US Continues to SLIP and FAIL in Adult Literacy Competencies


InsideHigherEd reports on a study just published by the Organization for Economic Co-operation and Development. It's not good for the US, especially since it reveals a serious decline in actual literacy skills for all adults regardless of educational credentials. What makes these findings even grimmer is that a previous study published in 2005 had already documented this demoralizing
trend.

The Survey of Adult Skills by the Organization for Economic Cooperation and Development shows that despite having higher than average levels of educational attainment, adults in the United States have below-average basic literacy and numeracy skills.

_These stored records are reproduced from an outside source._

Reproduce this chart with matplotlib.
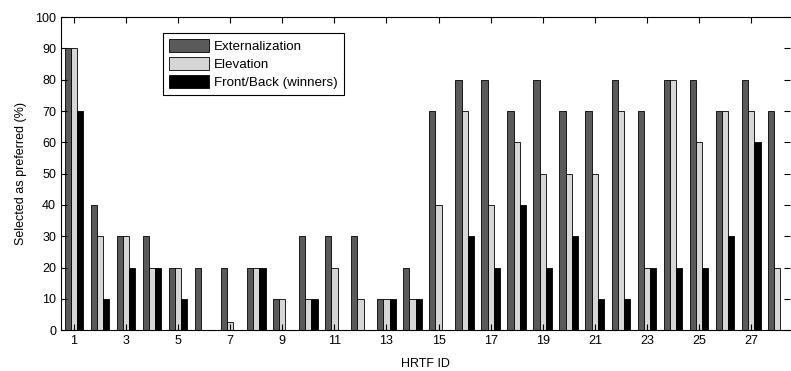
import numpy as np
import matplotlib
matplotlib.use("Agg")
import matplotlib.pyplot as plt

plt.rcParams["font.family"] = ["Liberation Sans", "DejaVu Sans"]

hrtf_ids = list(range(1, 29))
externalization = [90, 40, 30, 30, 20, 20, 20, 20, 10, 30, 30, 30, 10, 20,
                   70, 80, 80, 70, 80, 70, 70, 80, 70, 80, 80, 70, 80, 70]
elevation = [90, 30, 30, 20, 20, 0, 2.5, 20, 10, 10, 20, 10, 10, 10,
             40, 70, 40, 60, 50, 50, 50, 70, 20, 80, 60, 70, 70, 20]
front_back = [70, 10, 20, 20, 10, 0, 0, 20, 0, 10, 0, 0, 10, 10,
              0, 30, 20, 40, 20, 30, 10, 10, 20, 20, 20, 30, 60, 0]

fig = plt.figure(figsize=(7.91, 3.71), dpi=100)
ax = fig.add_axes([0.077, 0.11, 0.922, 0.844])

x = np.array(hrtf_ids)
w = 0.24
style = dict(edgecolor="black", linewidth=0.6)
ax.bar(x - w, externalization, w, color="#5a5a5a", label="Externalization", **style)
ax.bar(x, elevation, w, color="#d6d6d6", label="Elevation", **style)
ax.bar(x + w, front_back, w, color="black", label="Front/Back (winners)", **style)

ax.set_xlim(0.5, 28.5)
ax.set_ylim(0, 100)
ax.set_xticks(range(1, 29, 2))
ax.set_yticks(range(0, 101, 10))
ax.tick_params(direction="in", length=4, width=0.8, labelsize=9,
               top=True, right=True, colors="black")
for s in ax.spines.values():
    s.set_linewidth(0.8)
ax.spines["right"].set_visible(False)

ax.set_xlabel("HRTF ID", fontsize=9, labelpad=8)
ax.set_ylabel("Selected as preferred (%)", fontsize=9, labelpad=6)

leg = ax.legend(loc="upper left", bbox_to_anchor=(0.14, 0.95), fontsize=9.6,
                handlelength=3.0, handleheight=1.1, labelspacing=0.32,
                handletextpad=0.4, borderpad=0.45, borderaxespad=0,
                fancybox=False, framealpha=1)
leg.get_frame().set_edgecolor("black")
leg.get_frame().set_linewidth(0.8)

fig.savefig("out.png", dpi=100)
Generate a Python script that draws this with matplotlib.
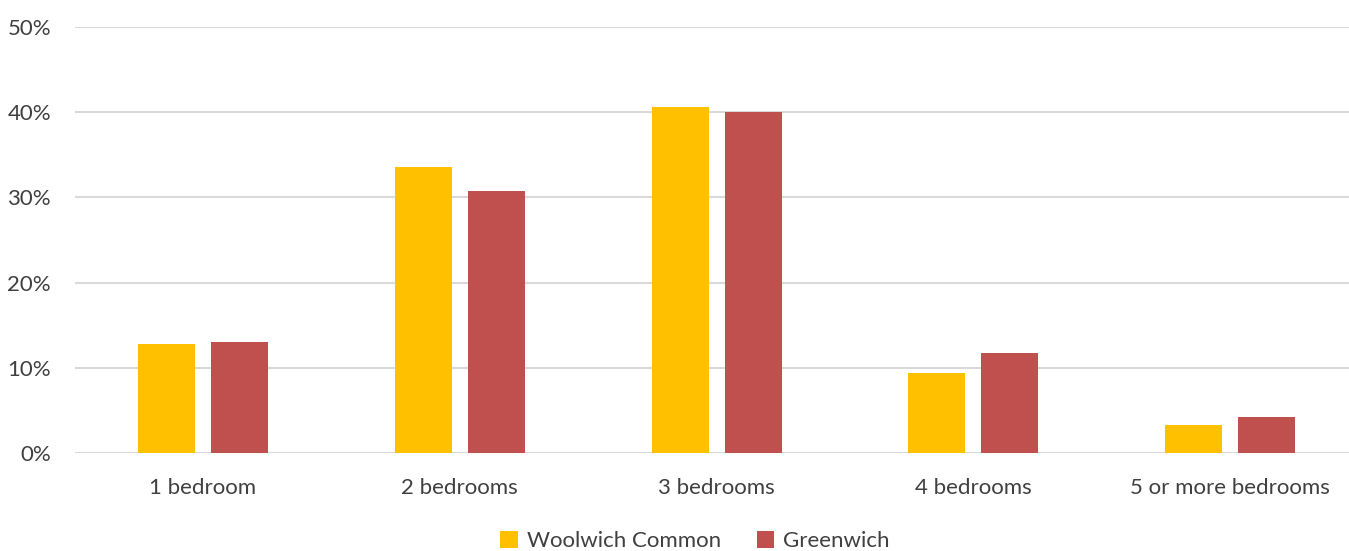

Studies like this are essential but are also used by certain elements in our idiot elite to intensify well-financed efforts to undermine our already hard battered mass educational systems. Since every level of the teaching profession and its leadership is influenced by a constant barrage of corporate class propaganda that has persisted for many generations, we will just have to do our best to make sense of things, keeping in mind that we are (all of us) victims of the forces of "dumb down".

I tend to wonder to what extent historical "dumb down" based on formal education in the US is real - and to what extent it's an artifact of comparing the results of today's educational systems (with all their multicultural challenges) to an older system that specialized in preparing the (mostly male) offspring of the privileged and professional classes - along with a liberal sprinkling of talented "scholarship boys." I, like certain apologists for Christianity and Socialism, tend to view mass education as a good idea if it could ever be seriously attempted.

What does seem very real is that other countries are leaving us in the dust.

It will be important for serious and thoughtful people to remember that this is not just an economic issue. It is a political one with crucial consequences for the viability of democracy and human dignity.

To me, it remains a matter of always resisting the not so subtle bigotry of low expectations that tends to undermine almost every effort to empower disadvantaged learners. But studies like this show us how we are all being disadvantaged. And knowing that, it cannot continue - unless the fault is with us.